§ **Supplied records**:
· · · ·

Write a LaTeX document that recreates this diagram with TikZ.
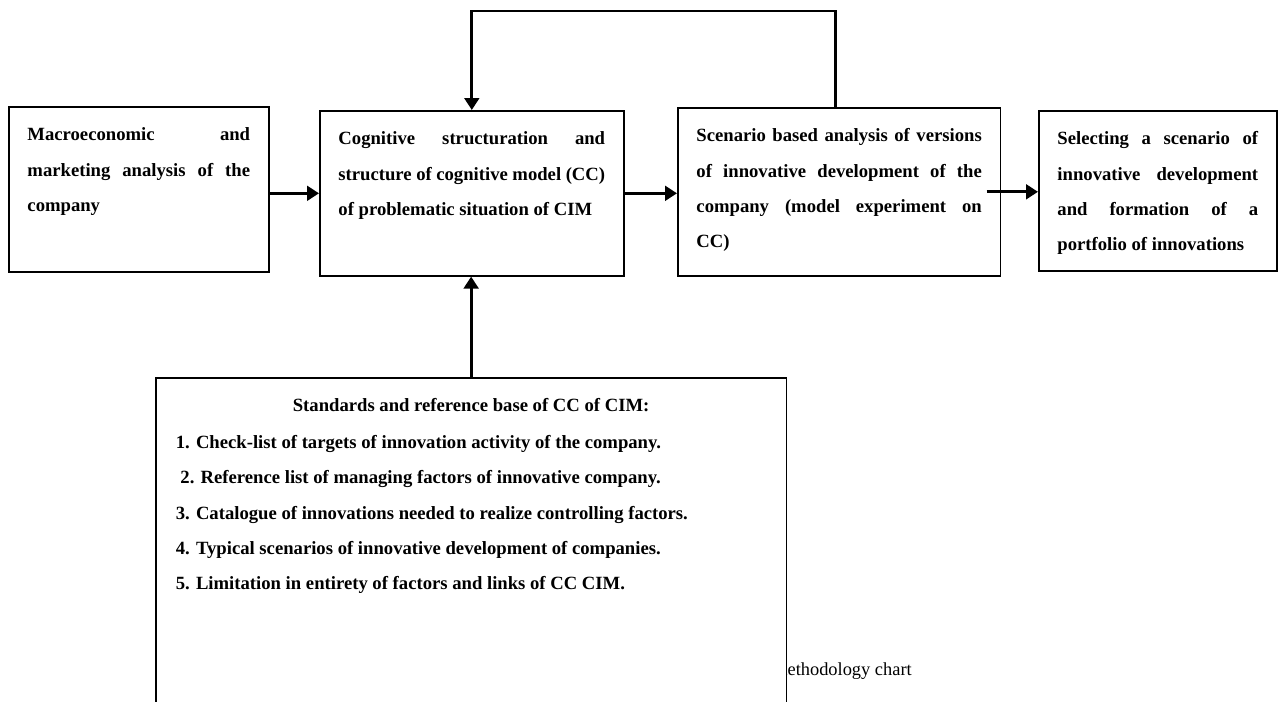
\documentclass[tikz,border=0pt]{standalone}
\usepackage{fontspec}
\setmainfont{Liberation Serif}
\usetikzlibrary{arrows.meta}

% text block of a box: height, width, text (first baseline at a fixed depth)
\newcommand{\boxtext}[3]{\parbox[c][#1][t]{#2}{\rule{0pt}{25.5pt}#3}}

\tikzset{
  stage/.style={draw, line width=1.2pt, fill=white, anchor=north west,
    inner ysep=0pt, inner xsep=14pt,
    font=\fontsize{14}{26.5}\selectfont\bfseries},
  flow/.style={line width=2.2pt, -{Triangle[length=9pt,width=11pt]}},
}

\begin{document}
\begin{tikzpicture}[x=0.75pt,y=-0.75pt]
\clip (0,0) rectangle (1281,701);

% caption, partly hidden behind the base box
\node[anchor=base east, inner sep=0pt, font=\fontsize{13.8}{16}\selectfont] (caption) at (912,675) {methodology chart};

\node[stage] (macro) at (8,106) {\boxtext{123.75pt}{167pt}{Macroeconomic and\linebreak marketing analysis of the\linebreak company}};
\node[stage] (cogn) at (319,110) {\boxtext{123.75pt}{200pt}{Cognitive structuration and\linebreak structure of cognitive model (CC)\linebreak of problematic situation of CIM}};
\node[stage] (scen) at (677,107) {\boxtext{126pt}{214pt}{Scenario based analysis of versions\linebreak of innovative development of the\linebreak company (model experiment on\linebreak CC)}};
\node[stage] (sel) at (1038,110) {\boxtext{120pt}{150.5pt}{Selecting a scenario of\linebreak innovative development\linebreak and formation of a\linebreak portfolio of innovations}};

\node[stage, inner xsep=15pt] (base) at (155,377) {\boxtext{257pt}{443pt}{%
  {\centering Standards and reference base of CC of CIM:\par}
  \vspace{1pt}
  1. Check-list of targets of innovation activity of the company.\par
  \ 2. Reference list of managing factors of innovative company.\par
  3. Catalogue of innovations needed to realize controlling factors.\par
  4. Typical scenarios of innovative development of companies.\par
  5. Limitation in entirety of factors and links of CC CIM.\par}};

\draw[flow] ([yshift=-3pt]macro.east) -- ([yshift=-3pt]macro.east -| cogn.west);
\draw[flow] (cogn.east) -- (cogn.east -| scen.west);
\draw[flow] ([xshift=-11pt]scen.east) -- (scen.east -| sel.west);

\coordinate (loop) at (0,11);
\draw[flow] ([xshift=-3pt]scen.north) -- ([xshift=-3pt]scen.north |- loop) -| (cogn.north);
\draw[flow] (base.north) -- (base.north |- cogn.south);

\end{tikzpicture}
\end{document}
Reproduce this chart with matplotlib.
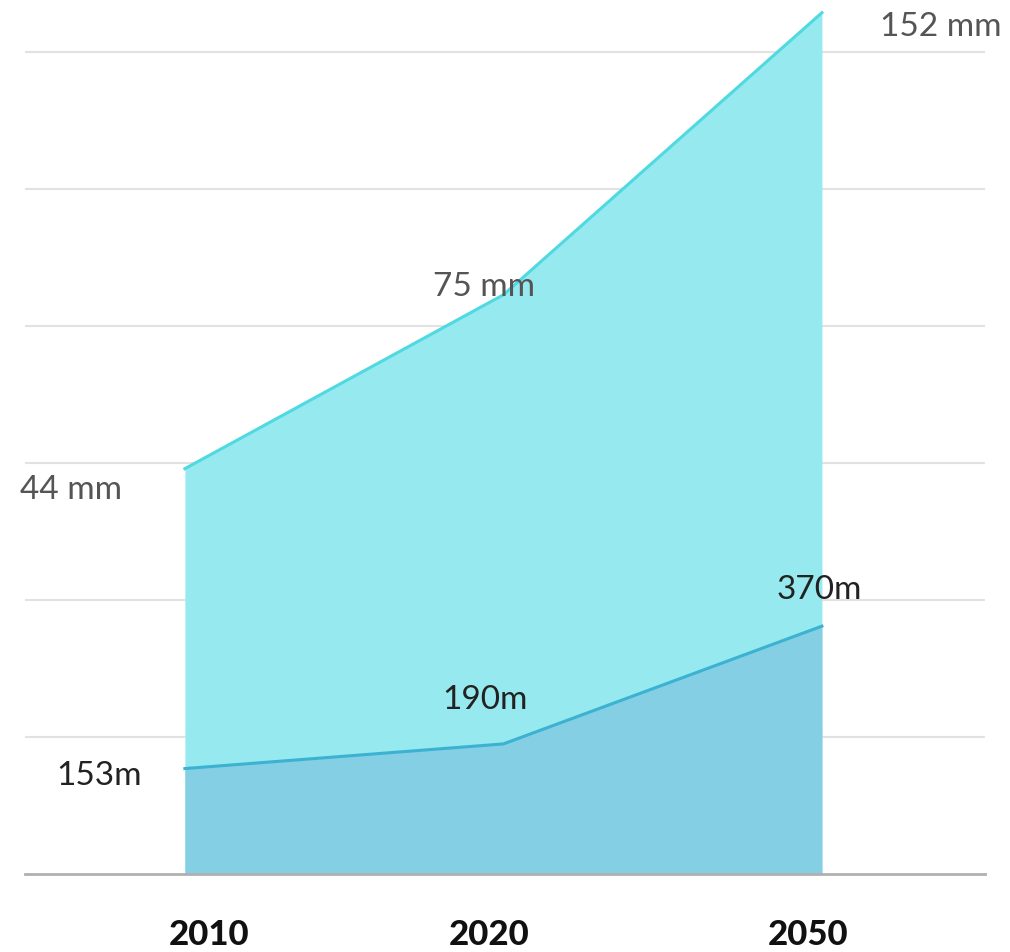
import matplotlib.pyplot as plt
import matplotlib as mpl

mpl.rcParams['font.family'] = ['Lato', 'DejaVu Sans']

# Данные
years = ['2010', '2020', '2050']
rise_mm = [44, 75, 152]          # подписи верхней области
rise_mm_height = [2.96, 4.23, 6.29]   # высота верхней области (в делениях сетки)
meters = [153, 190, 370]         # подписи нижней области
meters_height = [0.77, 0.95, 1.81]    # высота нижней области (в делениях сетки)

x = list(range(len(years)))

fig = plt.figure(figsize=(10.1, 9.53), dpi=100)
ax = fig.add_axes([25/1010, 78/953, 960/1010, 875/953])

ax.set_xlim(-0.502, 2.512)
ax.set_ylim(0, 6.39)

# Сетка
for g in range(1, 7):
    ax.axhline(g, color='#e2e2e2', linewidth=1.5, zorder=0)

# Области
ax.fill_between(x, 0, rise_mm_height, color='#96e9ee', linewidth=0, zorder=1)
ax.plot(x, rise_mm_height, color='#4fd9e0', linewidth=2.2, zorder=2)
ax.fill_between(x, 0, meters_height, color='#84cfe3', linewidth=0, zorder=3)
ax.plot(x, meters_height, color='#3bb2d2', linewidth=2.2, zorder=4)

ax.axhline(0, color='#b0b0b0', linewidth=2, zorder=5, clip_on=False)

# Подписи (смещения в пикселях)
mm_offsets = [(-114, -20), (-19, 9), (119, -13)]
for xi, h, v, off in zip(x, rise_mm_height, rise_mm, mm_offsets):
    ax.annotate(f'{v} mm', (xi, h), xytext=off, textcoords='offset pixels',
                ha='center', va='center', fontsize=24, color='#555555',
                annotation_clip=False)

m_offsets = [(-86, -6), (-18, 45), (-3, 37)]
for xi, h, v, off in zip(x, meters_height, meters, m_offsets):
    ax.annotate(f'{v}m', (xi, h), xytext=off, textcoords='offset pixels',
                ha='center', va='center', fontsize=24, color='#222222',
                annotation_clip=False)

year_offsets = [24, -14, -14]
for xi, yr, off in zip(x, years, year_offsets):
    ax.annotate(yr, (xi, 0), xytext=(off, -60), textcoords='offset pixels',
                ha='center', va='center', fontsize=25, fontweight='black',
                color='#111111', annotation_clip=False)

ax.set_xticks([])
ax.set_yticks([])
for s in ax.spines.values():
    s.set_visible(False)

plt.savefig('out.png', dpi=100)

· · · ·

§ **What you have to do**:
Take every line above carrying "this" and return it.

§ **Correct output**:
Write a LaTeX document that recreates this diagram with TikZ.
Reproduce this chart with matplotlib.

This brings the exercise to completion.